_Material_:

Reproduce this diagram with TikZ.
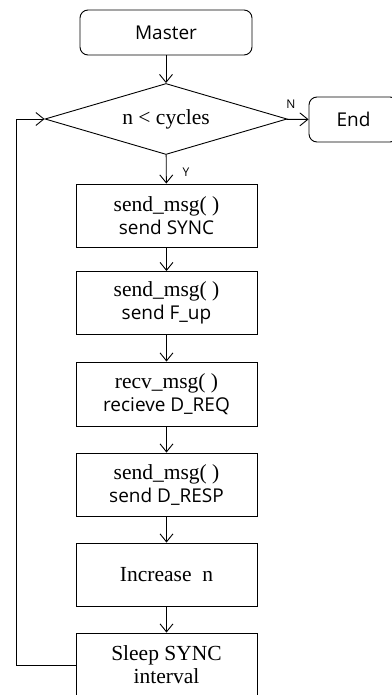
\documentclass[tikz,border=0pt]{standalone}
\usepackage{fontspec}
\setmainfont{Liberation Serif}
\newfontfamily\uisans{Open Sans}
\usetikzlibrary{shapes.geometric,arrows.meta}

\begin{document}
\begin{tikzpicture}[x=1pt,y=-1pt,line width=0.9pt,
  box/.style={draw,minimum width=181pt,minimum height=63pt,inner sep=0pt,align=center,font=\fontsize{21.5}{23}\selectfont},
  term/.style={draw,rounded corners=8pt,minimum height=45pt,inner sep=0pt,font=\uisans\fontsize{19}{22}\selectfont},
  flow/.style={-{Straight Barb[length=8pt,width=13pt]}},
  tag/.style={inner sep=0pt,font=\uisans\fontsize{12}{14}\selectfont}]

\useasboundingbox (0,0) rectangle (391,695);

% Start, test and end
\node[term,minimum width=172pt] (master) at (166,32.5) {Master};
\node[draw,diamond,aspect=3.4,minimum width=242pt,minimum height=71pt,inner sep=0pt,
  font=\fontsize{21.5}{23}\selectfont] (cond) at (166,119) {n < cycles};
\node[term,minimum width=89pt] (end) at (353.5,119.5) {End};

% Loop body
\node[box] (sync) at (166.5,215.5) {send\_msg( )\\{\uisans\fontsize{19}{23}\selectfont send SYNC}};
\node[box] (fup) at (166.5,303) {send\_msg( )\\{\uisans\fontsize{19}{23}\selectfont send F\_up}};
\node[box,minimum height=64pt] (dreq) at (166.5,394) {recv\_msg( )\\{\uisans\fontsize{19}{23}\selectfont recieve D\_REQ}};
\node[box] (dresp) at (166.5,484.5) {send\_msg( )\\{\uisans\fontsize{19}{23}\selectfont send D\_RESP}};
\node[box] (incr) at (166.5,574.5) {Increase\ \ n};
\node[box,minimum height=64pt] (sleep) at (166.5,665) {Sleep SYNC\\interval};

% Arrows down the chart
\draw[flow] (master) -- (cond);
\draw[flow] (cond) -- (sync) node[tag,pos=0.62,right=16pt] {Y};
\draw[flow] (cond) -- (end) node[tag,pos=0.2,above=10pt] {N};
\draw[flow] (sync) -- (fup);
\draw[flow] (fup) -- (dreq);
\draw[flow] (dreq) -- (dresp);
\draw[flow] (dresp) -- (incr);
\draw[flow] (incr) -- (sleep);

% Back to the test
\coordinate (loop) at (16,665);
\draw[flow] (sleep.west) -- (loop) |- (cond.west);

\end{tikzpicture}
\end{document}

_Request_: Copy out the whole listing exactly, and don't carry over any pictures.

_Full output_:
Reproduce this diagram with TikZ.
\documentclass[tikz,border=0pt]{standalone}
\usepackage{fontspec}
\setmainfont{Liberation Serif}
\newfontfamily\uisans{Open Sans}
\usetikzlibrary{shapes.geometric,arrows.meta}

\begin{document}
\begin{tikzpicture}[x=1pt,y=-1pt,line width=0.9pt,
  box/.style={draw,minimum width=181pt,minimum height=63pt,inner sep=0pt,align=center,font=\fontsize{21.5}{23}\selectfont},
  term/.style={draw,rounded corners=8pt,minimum height=45pt,inner sep=0pt,font=\uisans\fontsize{19}{22}\selectfont},
  flow/.style={-{Straight Barb[length=8pt,width=13pt]}},
  tag/.style={inner sep=0pt,font=\uisans\fontsize{12}{14}\selectfont}]

\useasboundingbox (0,0) rectangle (391,695);

% Start, test and end
\node[term,minimum width=172pt] (master) at (166,32.5) {Master};
\node[draw,diamond,aspect=3.4,minimum width=242pt,minimum height=71pt,inner sep=0pt,
  font=\fontsize{21.5}{23}\selectfont] (cond) at (166,119) {n < cycles};
\node[term,minimum width=89pt] (end) at (353.5,119.5) {End};

% Loop body
\node[box] (sync) at (166.5,215.5) {send\_msg( )\\{\uisans\fontsize{19}{23}\selectfont send SYNC}};
\node[box] (fup) at (166.5,303) {send\_msg( )\\{\uisans\fontsize{19}{23}\selectfont send F\_up}};
\node[box,minimum height=64pt] (dreq) at (166.5,394) {recv\_msg( )\\{\uisans\fontsize{19}{23}\selectfont recieve D\_REQ}};
\node[box] (dresp) at (166.5,484.5) {send\_msg( )\\{\uisans\fontsize{19}{23}\selectfont send D\_RESP}};
\node[box] (incr) at (166.5,574.5) {Increase\ \ n};
\node[box,minimum height=64pt] (sleep) at (166.5,665) {Sleep SYNC\\interval};

% Arrows down the chart
\draw[flow] (master) -- (cond);
\draw[flow] (cond) -- (sync) node[tag,pos=0.62,right=16pt] {Y};
\draw[flow] (cond) -- (end) node[tag,pos=0.2,above=10pt] {N};
\draw[flow] (sync) -- (fup);
\draw[flow] (fup) -- (dreq);
\draw[flow] (dreq) -- (dresp);
\draw[flow] (dresp) -- (incr);
\draw[flow] (incr) -- (sleep);

% Back to the test
\coordinate (loop) at (16,665);
\draw[flow] (sleep.west) -- (loop) |- (cond.west);

\end{tikzpicture}
\end{document}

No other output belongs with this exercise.